EXERCISE INSTRUCTIONS: Report the count of lines where the string "matplotlib" appears, and nothing else.

### DATASET CONTENT ###

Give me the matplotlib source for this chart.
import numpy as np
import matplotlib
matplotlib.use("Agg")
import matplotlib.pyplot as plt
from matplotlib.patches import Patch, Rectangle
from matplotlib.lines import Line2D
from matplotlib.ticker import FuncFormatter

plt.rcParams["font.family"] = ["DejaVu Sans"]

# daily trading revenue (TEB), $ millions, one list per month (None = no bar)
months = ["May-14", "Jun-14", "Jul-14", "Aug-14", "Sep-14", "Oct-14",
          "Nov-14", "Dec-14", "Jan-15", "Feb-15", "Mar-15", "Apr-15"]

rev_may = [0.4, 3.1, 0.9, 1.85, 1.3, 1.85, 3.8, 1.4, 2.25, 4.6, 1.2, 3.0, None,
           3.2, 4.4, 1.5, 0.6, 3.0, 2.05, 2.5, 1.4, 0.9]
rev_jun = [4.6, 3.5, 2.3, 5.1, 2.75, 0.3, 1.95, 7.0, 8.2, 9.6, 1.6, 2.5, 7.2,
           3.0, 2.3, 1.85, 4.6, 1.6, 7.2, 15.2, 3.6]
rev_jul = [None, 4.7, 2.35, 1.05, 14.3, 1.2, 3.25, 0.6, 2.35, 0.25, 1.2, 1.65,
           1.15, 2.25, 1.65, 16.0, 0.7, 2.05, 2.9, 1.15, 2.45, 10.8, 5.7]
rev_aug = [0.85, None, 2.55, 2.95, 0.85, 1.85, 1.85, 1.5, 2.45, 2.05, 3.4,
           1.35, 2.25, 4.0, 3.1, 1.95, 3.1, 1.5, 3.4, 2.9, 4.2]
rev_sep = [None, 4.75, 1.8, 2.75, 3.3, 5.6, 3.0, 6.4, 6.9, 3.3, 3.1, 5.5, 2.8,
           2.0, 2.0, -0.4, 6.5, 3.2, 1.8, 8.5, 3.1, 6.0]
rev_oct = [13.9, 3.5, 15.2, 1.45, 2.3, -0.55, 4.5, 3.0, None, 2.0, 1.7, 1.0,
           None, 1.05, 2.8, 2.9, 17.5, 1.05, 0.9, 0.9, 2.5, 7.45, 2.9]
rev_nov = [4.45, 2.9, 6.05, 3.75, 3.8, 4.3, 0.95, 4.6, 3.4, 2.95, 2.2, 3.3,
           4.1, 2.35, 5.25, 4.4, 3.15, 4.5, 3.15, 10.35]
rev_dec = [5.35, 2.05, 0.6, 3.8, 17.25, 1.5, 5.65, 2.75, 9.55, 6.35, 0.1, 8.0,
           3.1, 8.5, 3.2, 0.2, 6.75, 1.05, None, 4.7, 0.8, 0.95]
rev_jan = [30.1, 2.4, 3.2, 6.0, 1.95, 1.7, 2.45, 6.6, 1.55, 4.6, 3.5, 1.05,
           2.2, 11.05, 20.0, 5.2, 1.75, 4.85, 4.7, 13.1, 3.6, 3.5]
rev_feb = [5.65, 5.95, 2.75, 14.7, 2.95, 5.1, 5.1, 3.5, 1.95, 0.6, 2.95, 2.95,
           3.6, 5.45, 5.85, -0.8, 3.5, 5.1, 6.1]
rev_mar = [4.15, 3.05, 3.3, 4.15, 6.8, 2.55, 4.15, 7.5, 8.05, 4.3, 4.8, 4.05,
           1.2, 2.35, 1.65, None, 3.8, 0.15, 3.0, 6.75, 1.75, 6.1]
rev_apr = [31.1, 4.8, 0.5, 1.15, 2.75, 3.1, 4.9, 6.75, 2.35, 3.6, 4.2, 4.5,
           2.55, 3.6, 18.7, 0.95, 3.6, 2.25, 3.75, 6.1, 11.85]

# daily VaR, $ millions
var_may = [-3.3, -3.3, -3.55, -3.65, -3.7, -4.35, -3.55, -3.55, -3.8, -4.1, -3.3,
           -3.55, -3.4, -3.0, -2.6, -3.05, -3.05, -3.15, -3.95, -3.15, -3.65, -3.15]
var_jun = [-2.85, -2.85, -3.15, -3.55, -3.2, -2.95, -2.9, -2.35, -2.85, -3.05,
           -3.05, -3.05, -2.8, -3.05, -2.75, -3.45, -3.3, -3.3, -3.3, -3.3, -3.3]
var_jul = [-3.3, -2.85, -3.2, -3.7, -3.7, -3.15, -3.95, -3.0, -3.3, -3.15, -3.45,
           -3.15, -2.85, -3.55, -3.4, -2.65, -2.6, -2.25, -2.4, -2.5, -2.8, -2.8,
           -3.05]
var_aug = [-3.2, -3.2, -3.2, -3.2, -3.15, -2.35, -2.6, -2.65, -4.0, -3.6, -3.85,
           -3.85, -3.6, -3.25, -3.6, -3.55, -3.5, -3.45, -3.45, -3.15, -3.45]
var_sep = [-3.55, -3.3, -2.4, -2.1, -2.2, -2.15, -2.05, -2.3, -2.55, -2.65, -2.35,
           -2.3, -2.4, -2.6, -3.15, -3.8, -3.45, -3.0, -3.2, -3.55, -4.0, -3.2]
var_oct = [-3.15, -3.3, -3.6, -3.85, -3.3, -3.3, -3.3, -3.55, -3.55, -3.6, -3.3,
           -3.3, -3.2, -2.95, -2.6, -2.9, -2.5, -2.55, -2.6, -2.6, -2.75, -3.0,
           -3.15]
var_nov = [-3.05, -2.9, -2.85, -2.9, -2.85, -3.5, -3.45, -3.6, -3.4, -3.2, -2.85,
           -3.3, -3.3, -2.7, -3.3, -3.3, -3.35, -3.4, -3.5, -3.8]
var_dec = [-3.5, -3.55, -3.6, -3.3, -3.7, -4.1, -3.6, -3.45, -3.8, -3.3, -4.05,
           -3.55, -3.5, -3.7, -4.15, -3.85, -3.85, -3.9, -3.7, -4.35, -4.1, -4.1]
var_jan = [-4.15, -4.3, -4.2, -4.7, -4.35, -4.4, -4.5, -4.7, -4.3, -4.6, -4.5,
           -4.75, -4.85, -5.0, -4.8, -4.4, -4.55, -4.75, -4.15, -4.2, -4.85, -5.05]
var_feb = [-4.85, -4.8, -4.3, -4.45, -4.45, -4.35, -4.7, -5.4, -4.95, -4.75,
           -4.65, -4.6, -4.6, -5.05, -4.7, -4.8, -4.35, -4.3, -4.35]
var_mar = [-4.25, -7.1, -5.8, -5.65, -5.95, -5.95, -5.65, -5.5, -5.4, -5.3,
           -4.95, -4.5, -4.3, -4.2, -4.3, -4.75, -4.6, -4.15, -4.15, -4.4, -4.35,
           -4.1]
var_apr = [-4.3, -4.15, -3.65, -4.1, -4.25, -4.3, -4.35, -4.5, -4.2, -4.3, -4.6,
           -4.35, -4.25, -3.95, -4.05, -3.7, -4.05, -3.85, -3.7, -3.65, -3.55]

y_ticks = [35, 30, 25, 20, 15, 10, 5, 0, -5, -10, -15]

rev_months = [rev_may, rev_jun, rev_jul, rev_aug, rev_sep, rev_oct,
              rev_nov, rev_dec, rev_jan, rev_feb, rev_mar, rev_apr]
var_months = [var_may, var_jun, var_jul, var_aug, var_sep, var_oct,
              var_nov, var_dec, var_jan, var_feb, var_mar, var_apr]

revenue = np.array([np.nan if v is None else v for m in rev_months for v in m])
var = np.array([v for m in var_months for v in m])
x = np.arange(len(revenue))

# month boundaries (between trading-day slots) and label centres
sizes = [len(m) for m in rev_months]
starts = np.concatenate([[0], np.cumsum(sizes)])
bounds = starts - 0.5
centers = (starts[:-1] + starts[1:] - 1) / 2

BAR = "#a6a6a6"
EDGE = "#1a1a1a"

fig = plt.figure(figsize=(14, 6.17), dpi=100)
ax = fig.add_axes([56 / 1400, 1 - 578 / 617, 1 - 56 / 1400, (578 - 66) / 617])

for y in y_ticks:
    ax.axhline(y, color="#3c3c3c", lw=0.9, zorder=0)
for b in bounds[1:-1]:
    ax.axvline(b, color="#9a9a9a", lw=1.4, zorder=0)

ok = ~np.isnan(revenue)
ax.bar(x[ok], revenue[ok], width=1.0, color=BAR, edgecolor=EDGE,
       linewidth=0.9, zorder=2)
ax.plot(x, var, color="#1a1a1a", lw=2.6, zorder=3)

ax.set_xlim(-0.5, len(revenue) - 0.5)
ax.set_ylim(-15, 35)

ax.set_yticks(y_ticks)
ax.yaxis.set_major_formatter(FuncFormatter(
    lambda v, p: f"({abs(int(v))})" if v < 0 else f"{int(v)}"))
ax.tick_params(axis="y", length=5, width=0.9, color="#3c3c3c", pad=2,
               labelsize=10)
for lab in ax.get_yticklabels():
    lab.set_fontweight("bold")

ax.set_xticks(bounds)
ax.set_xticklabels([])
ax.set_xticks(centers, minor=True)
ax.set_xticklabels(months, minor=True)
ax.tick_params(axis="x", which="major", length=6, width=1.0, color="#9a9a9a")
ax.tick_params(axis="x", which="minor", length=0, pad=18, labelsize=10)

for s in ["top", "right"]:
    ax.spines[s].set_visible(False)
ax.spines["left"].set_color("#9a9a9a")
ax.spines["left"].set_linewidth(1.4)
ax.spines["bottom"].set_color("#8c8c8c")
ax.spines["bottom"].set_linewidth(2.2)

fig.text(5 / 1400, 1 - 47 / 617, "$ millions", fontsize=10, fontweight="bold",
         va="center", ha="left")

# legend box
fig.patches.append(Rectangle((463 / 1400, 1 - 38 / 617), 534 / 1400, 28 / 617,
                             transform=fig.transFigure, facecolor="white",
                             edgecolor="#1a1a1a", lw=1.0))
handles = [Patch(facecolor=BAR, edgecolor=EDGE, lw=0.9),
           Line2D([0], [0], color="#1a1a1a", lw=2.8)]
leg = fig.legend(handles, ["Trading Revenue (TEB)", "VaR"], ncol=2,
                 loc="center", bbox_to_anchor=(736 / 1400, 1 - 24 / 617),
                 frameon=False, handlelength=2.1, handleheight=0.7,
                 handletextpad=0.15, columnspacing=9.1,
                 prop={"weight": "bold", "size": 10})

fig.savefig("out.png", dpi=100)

###

RESPONSE: 7